Jan 29, 2019
I didn't know what amazake was until recently. I remember seeing it around, especially around the colder months, when I first moved to Japan. I remember seeing these bottles of white something in bottles at the Daiso labeled "amazake". I knew what sake was and I was so surprised to see them selling (what I thought was) alcohol at the 100 yen shop!
Fast forward to now, and I was none the wiser until last month. It was a particularly cold day, and one of my Japanese coworkers burst into the room and announced that she had amazake for everyone. She also added that there was no alcohol in her particular batch. She carried the big, steaming pot and everyone in the room instantly flocked over. Except for me. I stayed at my desk, minding my own business.
When the crowd died down, one of my other coworkers came up to me and asked why I wasn't having any. I responded that I actually had no idea what amazake was. She seemed shocked, and insisted that I try some. She even went so far as to get me a cup and fill it up. Handing it to me, she watched eagerly as I took my first sip.
I politely took a sip out of obligation, not expecting much from this ancient drink. But I was so wrong. It was sweet and delicious and not at all what I was thinking it would be at all. I was instantly hooked. That evening, after work, I went to my grocery store and got some for myself.
Not wanting to accidentally get myself drunk, I made it a point to pick out a non-alcoholic version of it.
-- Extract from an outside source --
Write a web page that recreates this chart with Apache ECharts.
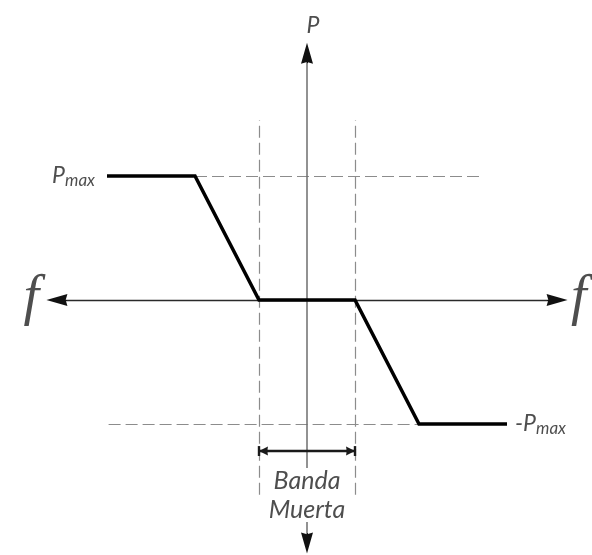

I just wanted that same sweet, delicious flavor.
The back of the package told me how to make it. I didn't know the exact water-to-mix ratio to use, so it was helpful. I also noticed that there was an egg and amazake recipe on the back, but I think I'll pass on that one forever.
The rice chunks in the drink are actually one of the reasons I enjoyed it so much. It reminded me of the way my mother used to make her chazuke. Soft rice and a similar ratio. I added the water and waited for everything to heat up.
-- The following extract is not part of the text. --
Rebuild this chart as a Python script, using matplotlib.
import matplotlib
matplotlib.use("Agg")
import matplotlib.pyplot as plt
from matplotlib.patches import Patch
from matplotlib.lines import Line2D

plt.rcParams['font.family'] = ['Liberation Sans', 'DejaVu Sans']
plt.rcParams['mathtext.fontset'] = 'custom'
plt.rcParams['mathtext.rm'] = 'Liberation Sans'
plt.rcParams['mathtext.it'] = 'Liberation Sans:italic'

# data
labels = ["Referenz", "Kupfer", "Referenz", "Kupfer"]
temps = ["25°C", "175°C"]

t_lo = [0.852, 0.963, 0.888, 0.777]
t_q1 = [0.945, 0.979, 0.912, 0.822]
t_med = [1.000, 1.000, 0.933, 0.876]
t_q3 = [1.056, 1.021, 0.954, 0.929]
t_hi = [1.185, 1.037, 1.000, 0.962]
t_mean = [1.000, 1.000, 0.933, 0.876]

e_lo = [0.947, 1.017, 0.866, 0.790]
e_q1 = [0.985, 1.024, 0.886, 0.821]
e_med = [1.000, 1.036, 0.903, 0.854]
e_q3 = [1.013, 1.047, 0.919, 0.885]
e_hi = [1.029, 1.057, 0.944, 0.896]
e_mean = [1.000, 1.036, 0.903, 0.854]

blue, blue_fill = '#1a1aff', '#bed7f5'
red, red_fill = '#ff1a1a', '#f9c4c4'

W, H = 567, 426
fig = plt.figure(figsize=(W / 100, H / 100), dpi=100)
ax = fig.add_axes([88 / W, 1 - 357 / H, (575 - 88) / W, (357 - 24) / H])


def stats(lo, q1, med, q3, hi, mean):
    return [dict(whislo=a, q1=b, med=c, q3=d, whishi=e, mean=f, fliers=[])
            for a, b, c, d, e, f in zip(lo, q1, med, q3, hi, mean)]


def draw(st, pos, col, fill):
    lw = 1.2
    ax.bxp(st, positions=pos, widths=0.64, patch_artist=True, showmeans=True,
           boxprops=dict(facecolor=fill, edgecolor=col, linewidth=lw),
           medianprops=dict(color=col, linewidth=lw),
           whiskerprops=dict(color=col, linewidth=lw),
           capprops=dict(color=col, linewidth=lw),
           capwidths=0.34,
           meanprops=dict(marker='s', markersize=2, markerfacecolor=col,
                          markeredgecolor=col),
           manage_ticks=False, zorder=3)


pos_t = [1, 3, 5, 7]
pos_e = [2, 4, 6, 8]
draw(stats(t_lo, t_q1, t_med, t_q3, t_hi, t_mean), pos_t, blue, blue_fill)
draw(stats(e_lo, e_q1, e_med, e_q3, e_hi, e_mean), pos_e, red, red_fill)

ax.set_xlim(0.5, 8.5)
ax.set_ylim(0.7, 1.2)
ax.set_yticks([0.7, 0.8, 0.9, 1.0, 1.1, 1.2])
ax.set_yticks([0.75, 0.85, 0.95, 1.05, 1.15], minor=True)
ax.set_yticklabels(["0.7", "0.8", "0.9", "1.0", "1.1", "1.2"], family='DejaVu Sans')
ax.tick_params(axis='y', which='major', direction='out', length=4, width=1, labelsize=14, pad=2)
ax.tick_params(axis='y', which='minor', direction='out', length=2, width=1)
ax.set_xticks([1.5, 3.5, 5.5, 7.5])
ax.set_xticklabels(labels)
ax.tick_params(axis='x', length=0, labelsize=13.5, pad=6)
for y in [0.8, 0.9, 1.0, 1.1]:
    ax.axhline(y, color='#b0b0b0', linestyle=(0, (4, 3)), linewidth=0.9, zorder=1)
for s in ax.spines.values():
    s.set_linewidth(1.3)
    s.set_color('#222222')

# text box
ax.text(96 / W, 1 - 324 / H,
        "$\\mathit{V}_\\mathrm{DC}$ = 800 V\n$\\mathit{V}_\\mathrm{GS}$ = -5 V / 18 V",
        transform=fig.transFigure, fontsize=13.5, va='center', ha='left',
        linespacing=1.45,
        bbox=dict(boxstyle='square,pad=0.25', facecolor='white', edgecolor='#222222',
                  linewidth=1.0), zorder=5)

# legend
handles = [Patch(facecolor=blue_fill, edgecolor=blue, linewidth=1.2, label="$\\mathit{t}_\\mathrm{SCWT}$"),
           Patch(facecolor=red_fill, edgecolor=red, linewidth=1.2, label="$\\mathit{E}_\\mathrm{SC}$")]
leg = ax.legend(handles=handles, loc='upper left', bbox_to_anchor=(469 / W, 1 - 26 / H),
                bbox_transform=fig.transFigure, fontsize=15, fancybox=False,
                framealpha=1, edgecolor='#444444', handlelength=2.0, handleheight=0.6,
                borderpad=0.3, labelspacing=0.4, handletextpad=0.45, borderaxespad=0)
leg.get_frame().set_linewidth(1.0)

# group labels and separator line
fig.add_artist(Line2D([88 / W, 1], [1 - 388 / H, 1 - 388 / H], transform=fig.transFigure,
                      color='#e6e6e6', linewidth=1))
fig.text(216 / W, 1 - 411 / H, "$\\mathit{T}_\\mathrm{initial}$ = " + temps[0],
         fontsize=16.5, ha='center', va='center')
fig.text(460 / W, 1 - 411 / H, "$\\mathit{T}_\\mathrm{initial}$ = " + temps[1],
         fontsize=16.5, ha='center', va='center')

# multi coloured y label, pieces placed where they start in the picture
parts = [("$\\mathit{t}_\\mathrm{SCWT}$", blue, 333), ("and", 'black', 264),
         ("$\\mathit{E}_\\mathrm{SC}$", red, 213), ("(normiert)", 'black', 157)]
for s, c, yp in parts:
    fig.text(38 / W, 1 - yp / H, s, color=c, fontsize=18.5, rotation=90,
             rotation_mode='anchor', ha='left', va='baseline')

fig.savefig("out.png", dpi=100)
Then, I had a brilliant idea. I decided to add cinnamon to it. Actually, as it was cooking, my boyfriend was commenting on how it smelled like horchata, so I decided to add cinnamon to see if I could make a Japanese horchata.
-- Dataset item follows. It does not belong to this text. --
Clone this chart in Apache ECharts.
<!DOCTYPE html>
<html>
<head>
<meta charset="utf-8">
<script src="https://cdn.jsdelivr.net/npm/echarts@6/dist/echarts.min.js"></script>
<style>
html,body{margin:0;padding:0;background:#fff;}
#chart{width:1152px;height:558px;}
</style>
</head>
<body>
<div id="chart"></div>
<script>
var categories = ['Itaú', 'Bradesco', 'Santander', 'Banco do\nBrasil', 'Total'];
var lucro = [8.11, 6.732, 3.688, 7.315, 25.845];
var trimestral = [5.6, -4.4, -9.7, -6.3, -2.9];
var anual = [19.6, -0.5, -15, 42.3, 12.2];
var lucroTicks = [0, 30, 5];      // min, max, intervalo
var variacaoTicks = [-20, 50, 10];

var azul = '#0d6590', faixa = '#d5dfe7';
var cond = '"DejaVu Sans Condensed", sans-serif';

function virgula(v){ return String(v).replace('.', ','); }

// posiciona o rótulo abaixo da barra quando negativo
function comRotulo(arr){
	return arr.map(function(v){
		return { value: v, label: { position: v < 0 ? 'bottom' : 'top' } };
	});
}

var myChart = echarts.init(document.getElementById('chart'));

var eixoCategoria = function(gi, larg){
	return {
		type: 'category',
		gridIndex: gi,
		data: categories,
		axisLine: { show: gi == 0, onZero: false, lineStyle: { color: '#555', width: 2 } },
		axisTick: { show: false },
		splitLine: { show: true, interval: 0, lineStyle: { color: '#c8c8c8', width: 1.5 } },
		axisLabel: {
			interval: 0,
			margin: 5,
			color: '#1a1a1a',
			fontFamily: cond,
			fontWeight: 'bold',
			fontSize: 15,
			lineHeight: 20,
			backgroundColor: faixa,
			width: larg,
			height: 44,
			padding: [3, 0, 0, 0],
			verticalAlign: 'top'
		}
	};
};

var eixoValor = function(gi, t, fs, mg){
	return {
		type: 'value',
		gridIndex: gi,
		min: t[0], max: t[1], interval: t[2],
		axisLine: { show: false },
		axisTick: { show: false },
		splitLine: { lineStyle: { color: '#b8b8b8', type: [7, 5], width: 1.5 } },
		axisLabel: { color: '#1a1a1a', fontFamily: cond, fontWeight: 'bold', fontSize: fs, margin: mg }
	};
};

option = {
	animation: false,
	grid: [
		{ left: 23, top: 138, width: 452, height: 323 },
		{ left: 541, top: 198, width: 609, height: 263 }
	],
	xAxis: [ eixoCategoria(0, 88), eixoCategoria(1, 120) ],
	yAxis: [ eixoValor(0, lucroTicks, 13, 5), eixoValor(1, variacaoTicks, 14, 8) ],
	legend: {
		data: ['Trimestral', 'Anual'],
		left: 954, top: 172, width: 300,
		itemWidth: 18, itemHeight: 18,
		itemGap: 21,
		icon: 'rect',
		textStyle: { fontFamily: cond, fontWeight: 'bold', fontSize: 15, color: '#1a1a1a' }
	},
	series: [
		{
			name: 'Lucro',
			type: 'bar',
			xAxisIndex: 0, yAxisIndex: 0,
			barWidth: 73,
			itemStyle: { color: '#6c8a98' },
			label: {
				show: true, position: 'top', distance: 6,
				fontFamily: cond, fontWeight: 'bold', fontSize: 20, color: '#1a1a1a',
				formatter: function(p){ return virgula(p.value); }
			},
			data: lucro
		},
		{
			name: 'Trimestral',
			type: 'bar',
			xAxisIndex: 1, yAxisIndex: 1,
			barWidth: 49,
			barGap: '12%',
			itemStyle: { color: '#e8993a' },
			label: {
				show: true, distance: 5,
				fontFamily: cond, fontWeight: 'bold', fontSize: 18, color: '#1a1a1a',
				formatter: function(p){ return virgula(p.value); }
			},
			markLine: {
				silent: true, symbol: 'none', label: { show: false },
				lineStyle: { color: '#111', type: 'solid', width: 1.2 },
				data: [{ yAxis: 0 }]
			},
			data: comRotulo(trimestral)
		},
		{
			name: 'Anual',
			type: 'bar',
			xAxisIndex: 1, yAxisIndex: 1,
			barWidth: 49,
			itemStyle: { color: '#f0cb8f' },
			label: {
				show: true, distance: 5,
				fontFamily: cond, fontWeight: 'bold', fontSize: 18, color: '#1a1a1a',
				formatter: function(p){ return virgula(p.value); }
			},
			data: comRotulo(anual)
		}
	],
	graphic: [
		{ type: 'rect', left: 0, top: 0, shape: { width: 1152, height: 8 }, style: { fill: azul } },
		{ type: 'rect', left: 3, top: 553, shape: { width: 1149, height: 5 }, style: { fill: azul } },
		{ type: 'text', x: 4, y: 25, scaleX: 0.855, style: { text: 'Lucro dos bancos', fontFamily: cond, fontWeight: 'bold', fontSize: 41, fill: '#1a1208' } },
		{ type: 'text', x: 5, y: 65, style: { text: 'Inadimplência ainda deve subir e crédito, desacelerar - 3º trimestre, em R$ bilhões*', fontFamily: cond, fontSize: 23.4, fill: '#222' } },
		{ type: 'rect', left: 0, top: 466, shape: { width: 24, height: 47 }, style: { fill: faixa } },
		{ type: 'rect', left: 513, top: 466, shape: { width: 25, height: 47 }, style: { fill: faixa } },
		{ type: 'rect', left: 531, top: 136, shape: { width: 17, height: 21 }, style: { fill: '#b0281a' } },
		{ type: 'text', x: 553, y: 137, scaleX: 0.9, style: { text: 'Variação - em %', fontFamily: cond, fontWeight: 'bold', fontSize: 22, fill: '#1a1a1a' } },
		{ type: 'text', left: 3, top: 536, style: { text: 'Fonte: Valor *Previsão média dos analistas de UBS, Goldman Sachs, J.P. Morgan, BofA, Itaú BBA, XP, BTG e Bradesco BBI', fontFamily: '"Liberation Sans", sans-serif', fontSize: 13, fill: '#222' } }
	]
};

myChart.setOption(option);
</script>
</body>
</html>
After everything was all mixed together, it was just a matter of waiting for it to heat up and reach a nice blended consistency.
Here's my final result! It tasted really yummy with the cinnamon, but it also tastes great without it. Next time, I'm going to try to cool it down and ice it (perhaps during the summer) and try to make a true horchata with it.
The best part about this sweet drink is that it's actually good for you! It has a lot of probiotics to help your gut, and the sweet taste is natural, from the process of making it. So, you don't have to feel guilty about indulging in it a few times a month. I recommend drinking it to stay warm as we see winter off, or even just to satisfy a sweet tooth craving.